The Ministry of Health Services, in contrast, reports much higher numbers
because it counts beds that have nothing to do with long-term care for
seniors -- such as adult group homes, mental health facilities, supportive
housing, etc. The misreporting of beds is something the minister should be
called on to explain.
This numbers game is a symptom of much deeper problems in our home and
community health care system. The CCPA is not alone in drawing attention to
these problems. The B.C. Medical Association, the auditor-general and the
B.C. Care Providers Association have all raised concerns recently about the
deteriorating state of seniors' care. Today, B.C. has the lowest access to
residential care of any province other than New Brunswick (access means the
number of beds per 1,000 seniors aged 75 and older.)
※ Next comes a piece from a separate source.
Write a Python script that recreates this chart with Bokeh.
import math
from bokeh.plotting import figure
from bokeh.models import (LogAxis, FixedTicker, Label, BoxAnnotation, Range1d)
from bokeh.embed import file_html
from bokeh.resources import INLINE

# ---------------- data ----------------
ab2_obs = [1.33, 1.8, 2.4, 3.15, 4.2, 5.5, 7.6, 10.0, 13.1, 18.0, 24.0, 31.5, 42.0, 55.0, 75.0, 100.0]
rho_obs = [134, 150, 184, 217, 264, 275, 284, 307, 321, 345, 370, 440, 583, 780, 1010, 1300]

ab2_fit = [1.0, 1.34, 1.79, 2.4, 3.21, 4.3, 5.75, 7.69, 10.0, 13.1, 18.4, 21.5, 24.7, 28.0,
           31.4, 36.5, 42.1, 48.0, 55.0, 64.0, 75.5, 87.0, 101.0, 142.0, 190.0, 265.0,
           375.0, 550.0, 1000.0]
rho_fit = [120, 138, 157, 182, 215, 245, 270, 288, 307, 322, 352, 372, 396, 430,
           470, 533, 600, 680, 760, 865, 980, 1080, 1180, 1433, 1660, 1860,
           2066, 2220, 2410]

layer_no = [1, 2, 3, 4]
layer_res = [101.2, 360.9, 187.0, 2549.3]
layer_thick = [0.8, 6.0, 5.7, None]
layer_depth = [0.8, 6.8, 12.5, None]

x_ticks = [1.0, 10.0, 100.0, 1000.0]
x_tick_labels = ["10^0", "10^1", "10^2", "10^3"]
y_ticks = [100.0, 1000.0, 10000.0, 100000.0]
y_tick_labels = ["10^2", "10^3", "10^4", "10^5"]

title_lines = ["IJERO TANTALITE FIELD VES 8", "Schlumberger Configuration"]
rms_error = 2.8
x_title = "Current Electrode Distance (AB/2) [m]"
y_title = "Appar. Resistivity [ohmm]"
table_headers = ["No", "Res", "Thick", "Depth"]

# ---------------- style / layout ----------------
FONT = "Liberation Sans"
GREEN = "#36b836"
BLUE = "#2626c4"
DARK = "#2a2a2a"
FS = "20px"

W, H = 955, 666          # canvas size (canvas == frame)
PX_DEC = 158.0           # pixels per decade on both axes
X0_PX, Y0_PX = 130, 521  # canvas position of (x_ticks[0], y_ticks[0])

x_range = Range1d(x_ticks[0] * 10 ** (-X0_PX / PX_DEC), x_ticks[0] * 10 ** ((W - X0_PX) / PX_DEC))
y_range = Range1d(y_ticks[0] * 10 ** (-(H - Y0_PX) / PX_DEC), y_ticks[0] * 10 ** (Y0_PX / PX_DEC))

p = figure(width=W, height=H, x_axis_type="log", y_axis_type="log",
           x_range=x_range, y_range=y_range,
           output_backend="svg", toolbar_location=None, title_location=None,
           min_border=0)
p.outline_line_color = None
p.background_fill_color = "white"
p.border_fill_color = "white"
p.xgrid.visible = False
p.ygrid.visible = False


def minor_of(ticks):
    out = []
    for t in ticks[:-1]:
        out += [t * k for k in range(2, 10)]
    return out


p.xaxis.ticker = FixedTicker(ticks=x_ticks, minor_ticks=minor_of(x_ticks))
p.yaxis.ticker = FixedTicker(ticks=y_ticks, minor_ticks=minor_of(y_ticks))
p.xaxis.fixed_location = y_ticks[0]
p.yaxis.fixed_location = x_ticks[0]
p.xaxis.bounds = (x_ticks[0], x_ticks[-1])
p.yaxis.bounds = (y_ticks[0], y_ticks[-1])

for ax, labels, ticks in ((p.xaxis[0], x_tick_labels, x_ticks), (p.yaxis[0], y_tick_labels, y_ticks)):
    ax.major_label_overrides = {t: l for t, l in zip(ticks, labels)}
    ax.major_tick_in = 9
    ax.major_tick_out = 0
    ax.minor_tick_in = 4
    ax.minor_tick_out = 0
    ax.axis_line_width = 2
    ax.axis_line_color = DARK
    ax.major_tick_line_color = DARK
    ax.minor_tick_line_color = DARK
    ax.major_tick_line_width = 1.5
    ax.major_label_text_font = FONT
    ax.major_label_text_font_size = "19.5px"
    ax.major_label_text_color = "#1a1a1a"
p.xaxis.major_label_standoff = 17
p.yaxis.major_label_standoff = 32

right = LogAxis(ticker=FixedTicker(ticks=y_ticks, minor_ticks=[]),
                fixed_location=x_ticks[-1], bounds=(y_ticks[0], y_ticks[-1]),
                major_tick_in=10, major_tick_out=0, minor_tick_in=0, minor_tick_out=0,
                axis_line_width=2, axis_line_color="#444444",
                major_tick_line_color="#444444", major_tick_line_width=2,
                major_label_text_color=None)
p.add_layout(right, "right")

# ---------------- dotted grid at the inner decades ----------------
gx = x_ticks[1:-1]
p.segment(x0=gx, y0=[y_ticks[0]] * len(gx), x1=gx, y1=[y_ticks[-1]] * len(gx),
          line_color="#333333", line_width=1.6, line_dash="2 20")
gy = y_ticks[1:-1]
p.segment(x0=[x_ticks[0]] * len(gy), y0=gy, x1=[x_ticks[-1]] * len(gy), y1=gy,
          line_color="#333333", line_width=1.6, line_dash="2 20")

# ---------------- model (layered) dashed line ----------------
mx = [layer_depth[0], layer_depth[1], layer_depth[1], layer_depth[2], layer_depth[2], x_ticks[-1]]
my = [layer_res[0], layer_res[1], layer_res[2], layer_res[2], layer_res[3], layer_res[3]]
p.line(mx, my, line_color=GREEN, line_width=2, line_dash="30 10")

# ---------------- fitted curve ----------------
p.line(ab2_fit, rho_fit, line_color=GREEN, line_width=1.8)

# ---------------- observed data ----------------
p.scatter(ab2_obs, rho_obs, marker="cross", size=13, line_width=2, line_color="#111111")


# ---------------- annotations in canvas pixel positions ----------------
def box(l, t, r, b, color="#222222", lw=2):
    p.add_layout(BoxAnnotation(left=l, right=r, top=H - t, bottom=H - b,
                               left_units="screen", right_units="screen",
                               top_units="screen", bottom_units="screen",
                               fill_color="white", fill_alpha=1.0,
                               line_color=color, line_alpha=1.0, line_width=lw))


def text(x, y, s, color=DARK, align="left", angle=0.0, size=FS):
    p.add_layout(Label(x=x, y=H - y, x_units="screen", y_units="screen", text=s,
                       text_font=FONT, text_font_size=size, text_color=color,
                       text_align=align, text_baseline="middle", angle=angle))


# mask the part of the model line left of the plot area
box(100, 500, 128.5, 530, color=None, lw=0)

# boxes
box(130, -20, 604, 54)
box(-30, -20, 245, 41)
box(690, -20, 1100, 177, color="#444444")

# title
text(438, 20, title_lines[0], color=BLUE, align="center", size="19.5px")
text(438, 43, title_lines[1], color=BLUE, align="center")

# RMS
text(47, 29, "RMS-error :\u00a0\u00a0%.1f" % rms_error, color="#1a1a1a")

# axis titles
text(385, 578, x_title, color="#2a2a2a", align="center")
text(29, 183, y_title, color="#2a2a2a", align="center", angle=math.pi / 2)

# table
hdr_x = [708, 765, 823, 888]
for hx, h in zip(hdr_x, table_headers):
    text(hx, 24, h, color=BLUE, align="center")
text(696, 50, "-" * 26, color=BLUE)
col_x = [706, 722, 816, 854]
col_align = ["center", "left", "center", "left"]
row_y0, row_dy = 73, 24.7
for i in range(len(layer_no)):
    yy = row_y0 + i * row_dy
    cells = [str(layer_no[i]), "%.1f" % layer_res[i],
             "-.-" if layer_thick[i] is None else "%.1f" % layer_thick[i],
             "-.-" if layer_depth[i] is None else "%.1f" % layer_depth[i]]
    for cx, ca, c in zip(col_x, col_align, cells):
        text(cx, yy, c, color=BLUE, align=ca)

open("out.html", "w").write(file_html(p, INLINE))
Access to home support has dropped since 2001 -- by a substantial 30 per
cent (these are personal care services provided in seniors' homes, such as
help with bathing and medications). Access to home nursing also dropped, by
11 per cent. Only access to community rehabilitation has seen an increase,
up 24 per cent.
The province's way of dealing with inadequate service levels has been to
limit eligibility to those seniors with higher-level needs. As a result, the
vital prevention and early intervention role of home and community health
care is undermined. The government's failure to maintain (let alone
increase) access levels means many seniors have to rely on family members
for care or simply go without.
Too often, seniors living at home get access to the residential and other
community health services they need only after being admitted to hospital.
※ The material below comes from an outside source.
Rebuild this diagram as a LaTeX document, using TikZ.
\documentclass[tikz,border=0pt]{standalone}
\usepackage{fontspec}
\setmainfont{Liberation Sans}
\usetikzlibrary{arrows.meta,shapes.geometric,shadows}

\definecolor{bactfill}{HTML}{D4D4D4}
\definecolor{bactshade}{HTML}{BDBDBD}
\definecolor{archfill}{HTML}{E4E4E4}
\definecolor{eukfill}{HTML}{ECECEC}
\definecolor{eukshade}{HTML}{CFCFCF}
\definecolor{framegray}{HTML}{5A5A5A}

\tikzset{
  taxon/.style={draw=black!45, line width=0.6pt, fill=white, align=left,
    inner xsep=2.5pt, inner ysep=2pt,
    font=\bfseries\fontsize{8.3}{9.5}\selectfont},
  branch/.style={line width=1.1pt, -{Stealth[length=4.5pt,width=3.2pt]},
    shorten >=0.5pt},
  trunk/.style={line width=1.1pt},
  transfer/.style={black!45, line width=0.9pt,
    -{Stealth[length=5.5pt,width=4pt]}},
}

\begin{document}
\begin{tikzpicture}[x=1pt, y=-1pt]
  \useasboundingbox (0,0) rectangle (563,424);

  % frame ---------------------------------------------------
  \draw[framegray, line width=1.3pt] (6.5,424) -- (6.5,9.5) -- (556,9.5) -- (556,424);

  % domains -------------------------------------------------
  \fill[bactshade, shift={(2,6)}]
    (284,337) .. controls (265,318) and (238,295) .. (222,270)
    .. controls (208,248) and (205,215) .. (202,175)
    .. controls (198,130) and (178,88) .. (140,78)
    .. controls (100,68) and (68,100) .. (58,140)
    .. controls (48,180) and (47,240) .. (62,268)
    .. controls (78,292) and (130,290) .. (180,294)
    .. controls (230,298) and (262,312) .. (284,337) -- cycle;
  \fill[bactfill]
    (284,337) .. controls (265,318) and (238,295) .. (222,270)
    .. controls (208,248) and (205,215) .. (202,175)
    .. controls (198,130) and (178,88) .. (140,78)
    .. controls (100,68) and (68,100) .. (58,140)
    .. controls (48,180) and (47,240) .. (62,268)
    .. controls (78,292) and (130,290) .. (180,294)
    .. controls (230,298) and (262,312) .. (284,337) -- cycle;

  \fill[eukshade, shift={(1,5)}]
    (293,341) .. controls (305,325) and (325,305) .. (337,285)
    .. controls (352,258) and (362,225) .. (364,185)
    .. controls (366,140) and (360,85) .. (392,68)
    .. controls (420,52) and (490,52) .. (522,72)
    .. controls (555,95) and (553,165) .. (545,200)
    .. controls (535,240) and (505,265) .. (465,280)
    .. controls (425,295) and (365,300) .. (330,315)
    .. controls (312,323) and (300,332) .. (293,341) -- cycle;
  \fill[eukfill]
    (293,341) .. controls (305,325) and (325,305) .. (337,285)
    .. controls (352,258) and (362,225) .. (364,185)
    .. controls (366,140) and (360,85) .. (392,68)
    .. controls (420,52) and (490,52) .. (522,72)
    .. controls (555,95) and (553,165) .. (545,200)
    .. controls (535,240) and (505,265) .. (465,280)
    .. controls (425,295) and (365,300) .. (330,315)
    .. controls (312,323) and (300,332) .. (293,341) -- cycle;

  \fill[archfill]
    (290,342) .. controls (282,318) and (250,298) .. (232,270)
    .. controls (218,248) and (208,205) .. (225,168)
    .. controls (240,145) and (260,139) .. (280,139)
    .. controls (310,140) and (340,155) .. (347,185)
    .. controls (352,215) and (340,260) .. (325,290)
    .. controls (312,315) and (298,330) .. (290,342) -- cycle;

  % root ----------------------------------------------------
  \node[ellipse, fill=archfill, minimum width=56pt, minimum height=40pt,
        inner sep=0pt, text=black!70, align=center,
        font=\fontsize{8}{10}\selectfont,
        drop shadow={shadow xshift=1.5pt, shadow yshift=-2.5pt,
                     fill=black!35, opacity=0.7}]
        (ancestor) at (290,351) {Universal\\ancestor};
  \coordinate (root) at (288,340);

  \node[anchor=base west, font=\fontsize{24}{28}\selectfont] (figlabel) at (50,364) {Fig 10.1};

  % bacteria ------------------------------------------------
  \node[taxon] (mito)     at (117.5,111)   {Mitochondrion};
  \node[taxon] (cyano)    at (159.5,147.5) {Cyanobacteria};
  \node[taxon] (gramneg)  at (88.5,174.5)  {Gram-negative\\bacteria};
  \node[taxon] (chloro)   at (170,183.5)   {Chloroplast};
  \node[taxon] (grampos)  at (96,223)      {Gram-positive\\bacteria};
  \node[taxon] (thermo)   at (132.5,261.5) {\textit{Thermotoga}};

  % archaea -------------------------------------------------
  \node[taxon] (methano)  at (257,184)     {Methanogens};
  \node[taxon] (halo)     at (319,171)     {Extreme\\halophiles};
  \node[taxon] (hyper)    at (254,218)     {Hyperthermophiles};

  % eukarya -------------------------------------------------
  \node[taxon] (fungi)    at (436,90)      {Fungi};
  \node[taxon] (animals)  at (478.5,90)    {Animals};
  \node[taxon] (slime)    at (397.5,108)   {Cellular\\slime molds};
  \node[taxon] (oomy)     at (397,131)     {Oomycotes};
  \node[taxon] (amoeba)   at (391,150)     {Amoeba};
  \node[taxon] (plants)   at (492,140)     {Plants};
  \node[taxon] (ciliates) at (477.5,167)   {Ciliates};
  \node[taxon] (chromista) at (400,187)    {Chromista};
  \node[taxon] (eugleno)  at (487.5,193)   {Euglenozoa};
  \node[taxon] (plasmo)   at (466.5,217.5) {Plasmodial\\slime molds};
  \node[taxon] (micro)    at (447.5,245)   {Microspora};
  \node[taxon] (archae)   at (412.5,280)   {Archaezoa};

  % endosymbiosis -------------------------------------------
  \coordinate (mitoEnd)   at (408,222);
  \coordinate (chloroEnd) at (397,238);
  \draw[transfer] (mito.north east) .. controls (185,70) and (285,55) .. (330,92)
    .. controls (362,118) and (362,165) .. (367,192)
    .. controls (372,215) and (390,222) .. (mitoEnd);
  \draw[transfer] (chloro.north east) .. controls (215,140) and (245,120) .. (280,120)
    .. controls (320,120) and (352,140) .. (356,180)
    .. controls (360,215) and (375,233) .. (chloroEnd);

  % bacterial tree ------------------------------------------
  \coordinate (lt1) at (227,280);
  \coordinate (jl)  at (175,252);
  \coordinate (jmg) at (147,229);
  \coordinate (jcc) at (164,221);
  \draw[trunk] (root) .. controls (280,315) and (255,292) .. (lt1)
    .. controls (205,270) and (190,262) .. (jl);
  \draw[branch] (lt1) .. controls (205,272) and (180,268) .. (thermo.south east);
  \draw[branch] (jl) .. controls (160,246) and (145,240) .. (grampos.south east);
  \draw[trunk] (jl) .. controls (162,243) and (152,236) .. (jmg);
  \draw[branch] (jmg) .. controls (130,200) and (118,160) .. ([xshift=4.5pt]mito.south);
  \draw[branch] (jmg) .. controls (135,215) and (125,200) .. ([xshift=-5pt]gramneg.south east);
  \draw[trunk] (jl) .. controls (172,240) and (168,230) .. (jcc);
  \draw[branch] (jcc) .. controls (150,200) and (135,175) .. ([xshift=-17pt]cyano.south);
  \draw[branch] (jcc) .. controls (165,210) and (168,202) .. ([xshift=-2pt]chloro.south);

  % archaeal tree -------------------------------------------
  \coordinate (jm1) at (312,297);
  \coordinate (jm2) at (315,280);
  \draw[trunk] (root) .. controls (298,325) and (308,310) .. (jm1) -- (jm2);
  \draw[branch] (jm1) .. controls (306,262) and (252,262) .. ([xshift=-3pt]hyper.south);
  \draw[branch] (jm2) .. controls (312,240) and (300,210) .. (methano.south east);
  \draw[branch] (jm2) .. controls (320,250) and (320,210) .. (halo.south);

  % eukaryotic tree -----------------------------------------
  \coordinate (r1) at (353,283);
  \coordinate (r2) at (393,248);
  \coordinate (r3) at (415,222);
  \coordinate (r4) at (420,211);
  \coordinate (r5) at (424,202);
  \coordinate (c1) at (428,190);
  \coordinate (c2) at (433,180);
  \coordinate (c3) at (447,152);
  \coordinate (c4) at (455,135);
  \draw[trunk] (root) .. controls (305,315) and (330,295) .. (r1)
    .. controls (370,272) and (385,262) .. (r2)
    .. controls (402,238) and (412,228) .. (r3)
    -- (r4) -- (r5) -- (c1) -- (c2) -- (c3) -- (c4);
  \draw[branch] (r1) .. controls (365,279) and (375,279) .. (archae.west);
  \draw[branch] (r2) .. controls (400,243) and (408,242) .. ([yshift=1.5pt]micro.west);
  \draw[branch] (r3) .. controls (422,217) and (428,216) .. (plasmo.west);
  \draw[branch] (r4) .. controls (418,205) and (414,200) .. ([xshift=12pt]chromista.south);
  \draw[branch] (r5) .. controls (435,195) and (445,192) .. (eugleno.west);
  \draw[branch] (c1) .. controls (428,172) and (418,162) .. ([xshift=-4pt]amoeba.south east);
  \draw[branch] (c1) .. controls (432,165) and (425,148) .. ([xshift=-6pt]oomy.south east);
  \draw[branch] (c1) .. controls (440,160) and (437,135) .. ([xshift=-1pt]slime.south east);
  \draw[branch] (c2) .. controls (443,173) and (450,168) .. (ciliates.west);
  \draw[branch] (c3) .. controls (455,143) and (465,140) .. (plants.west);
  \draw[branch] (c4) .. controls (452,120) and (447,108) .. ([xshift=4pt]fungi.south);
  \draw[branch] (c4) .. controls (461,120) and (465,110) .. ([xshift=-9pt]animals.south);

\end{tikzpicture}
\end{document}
Being in hospital is hard on the frail elderly. It blocks beds that could be
used by other patients who genuinely require acute care services. And it's
extremely expensive.
Providing effective community-based health care to seniors is not an
impossible challenge. Adequate funding is an important part of the solution,
but so is better coordination of services. A number of successful and
innovative programs are in place in communities across B.C. These programs
bring different care providers together to better coordinate, monitor and
deliver care to the frail elderly. While these innovations hold much
promise, they remain at the margins -- isolated pockets of excellence in the
midst of a home and community care system that is largely in decline. If
they are to make a difference, they will need to be scaled up and introduced
provincewide.
What we need in this election is not more hot air about bed numbers. We need
leadership and a commitment to transparency, public consultation, good
planning and increased access to seniors' care.
Jeremy Tate is a former director of health facilities planning at the
Capital Regional District in Victoria. Marcy Cohen is a research associate
with the Canadian Centre for Policy Alternatives.